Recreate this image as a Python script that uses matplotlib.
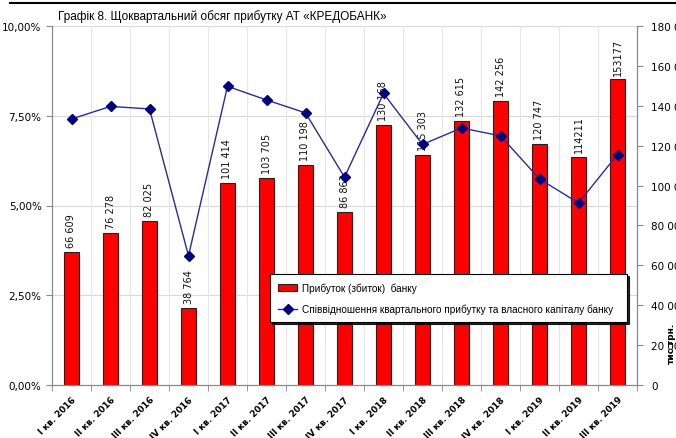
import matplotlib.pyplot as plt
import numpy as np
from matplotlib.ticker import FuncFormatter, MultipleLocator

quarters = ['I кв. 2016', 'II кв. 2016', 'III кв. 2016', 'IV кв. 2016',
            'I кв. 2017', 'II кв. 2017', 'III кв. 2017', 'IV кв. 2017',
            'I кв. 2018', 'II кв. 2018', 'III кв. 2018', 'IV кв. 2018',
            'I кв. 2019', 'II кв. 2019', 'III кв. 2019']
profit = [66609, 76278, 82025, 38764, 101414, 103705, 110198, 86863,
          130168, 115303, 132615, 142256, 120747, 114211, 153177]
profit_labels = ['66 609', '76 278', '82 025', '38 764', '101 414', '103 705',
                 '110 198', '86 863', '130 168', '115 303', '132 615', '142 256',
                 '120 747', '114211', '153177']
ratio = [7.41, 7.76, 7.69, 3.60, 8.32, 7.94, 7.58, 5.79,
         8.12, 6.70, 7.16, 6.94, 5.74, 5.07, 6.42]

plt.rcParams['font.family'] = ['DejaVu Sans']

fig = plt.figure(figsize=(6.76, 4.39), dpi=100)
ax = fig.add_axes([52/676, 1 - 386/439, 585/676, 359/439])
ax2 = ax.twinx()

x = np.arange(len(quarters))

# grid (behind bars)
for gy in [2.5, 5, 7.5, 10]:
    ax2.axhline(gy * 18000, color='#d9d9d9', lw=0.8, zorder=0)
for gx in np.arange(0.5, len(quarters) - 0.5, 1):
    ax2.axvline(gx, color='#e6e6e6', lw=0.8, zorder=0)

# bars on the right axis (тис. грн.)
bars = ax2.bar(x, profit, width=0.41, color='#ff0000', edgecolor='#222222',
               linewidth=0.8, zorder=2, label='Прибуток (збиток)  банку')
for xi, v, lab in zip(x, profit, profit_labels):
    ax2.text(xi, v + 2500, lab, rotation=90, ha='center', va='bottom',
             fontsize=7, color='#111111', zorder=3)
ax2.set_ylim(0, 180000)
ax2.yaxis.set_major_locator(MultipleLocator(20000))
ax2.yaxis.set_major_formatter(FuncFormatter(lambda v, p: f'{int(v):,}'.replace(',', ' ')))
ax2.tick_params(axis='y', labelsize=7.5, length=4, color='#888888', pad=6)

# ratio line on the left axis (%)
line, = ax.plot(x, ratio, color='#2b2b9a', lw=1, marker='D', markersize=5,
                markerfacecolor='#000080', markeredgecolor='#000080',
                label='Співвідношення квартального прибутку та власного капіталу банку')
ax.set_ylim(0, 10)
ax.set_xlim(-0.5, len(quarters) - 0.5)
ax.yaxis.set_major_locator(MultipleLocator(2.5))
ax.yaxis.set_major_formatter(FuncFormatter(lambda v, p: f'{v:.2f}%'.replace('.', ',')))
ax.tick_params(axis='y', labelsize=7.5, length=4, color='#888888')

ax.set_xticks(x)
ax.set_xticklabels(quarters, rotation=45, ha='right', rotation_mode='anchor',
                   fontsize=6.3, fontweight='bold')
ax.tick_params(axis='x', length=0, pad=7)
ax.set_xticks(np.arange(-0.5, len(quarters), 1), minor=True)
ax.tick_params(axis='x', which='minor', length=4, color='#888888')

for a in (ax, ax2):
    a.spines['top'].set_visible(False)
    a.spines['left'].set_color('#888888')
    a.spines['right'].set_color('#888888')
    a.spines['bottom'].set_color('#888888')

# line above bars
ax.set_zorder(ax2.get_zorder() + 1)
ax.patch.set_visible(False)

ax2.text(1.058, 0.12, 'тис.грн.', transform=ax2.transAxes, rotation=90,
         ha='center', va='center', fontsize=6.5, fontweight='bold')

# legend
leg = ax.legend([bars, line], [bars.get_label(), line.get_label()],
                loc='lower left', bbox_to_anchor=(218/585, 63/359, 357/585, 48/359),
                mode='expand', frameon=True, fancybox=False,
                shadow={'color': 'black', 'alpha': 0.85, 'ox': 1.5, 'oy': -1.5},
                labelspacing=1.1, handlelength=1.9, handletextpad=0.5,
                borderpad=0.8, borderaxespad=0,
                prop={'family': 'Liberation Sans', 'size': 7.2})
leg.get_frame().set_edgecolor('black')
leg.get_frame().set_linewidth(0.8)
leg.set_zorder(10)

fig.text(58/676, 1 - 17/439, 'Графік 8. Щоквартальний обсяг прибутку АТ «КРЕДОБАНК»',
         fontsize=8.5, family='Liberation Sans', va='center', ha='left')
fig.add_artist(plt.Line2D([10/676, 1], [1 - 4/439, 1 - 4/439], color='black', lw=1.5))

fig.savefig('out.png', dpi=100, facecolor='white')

....

# GIVEN INSTRUCTION
Repeat the lines above exactly, and keep every picture out.

# EXERCISE SOLUTION
Recreate this image as a Python script that uses matplotlib.
import matplotlib.pyplot as plt
import numpy as np
from matplotlib.ticker import FuncFormatter, MultipleLocator

quarters = ['I кв. 2016', 'II кв. 2016', 'III кв. 2016', 'IV кв. 2016',
            'I кв. 2017', 'II кв. 2017', 'III кв. 2017', 'IV кв. 2017',
            'I кв. 2018', 'II кв. 2018', 'III кв. 2018', 'IV кв. 2018',
            'I кв. 2019', 'II кв. 2019', 'III кв. 2019']
profit = [66609, 76278, 82025, 38764, 101414, 103705, 110198, 86863,
          130168, 115303, 132615, 142256, 120747, 114211, 153177]
profit_labels = ['66 609', '76 278', '82 025', '38 764', '101 414', '103 705',
                 '110 198', '86 863', '130 168', '115 303', '132 615', '142 256',
                 '120 747', '114211', '153177']
ratio = [7.41, 7.76, 7.69, 3.60, 8.32, 7.94, 7.58, 5.79,
         8.12, 6.70, 7.16, 6.94, 5.74, 5.07, 6.42]

plt.rcParams['font.family'] = ['DejaVu Sans']

fig = plt.figure(figsize=(6.76, 4.39), dpi=100)
ax = fig.add_axes([52/676, 1 - 386/439, 585/676, 359/439])
ax2 = ax.twinx()

x = np.arange(len(quarters))

# grid (behind bars)
for gy in [2.5, 5, 7.5, 10]:
    ax2.axhline(gy * 18000, color='#d9d9d9', lw=0.8, zorder=0)
for gx in np.arange(0.5, len(quarters) - 0.5, 1):
    ax2.axvline(gx, color='#e6e6e6', lw=0.8, zorder=0)

# bars on the right axis (тис. грн.)
bars = ax2.bar(x, profit, width=0.41, color='#ff0000', edgecolor='#222222',
               linewidth=0.8, zorder=2, label='Прибуток (збиток)  банку')
for xi, v, lab in zip(x, profit, profit_labels):
    ax2.text(xi, v + 2500, lab, rotation=90, ha='center', va='bottom',
             fontsize=7, color='#111111', zorder=3)
ax2.set_ylim(0, 180000)
ax2.yaxis.set_major_locator(MultipleLocator(20000))
ax2.yaxis.set_major_formatter(FuncFormatter(lambda v, p: f'{int(v):,}'.replace(',', ' ')))
ax2.tick_params(axis='y', labelsize=7.5, length=4, color='#888888', pad=6)

# ratio line on the left axis (%)
line, = ax.plot(x, ratio, color='#2b2b9a', lw=1, marker='D', markersize=5,
                markerfacecolor='#000080', markeredgecolor='#000080',
                label='Співвідношення квартального прибутку та власного капіталу банку')
ax.set_ylim(0, 10)
ax.set_xlim(-0.5, len(quarters) - 0.5)
ax.yaxis.set_major_locator(MultipleLocator(2.5))
ax.yaxis.set_major_formatter(FuncFormatter(lambda v, p: f'{v:.2f}%'.replace('.', ',')))
ax.tick_params(axis='y', labelsize=7.5, length=4, color='#888888')

ax.set_xticks(x)
ax.set_xticklabels(quarters, rotation=45, ha='right', rotation_mode='anchor',
                   fontsize=6.3, fontweight='bold')
ax.tick_params(axis='x', length=0, pad=7)
ax.set_xticks(np.arange(-0.5, len(quarters), 1), minor=True)
ax.tick_params(axis='x', which='minor', length=4, color='#888888')

for a in (ax, ax2):
    a.spines['top'].set_visible(False)
    a.spines['left'].set_color('#888888')
    a.spines['right'].set_color('#888888')
    a.spines['bottom'].set_color('#888888')

# line above bars
ax.set_zorder(ax2.get_zorder() + 1)
ax.patch.set_visible(False)

ax2.text(1.058, 0.12, 'тис.грн.', transform=ax2.transAxes, rotation=90,
         ha='center', va='center', fontsize=6.5, fontweight='bold')

# legend
leg = ax.legend([bars, line], [bars.get_label(), line.get_label()],
                loc='lower left', bbox_to_anchor=(218/585, 63/359, 357/585, 48/359),
                mode='expand', frameon=True, fancybox=False,
                shadow={'color': 'black', 'alpha': 0.85, 'ox': 1.5, 'oy': -1.5},
                labelspacing=1.1, handlelength=1.9, handletextpad=0.5,
                borderpad=0.8, borderaxespad=0,
                prop={'family': 'Liberation Sans', 'size': 7.2})
leg.get_frame().set_edgecolor('black')
leg.get_frame().set_linewidth(0.8)
leg.set_zorder(10)

fig.text(58/676, 1 - 17/439, 'Графік 8. Щоквартальний обсяг прибутку АТ «КРЕДОБАНК»',
         fontsize=8.5, family='Liberation Sans', va='center', ha='left')
fig.add_artist(plt.Line2D([10/676, 1], [1 - 4/439, 1 - 4/439], color='black', lw=1.5))

fig.savefig('out.png', dpi=100, facecolor='white')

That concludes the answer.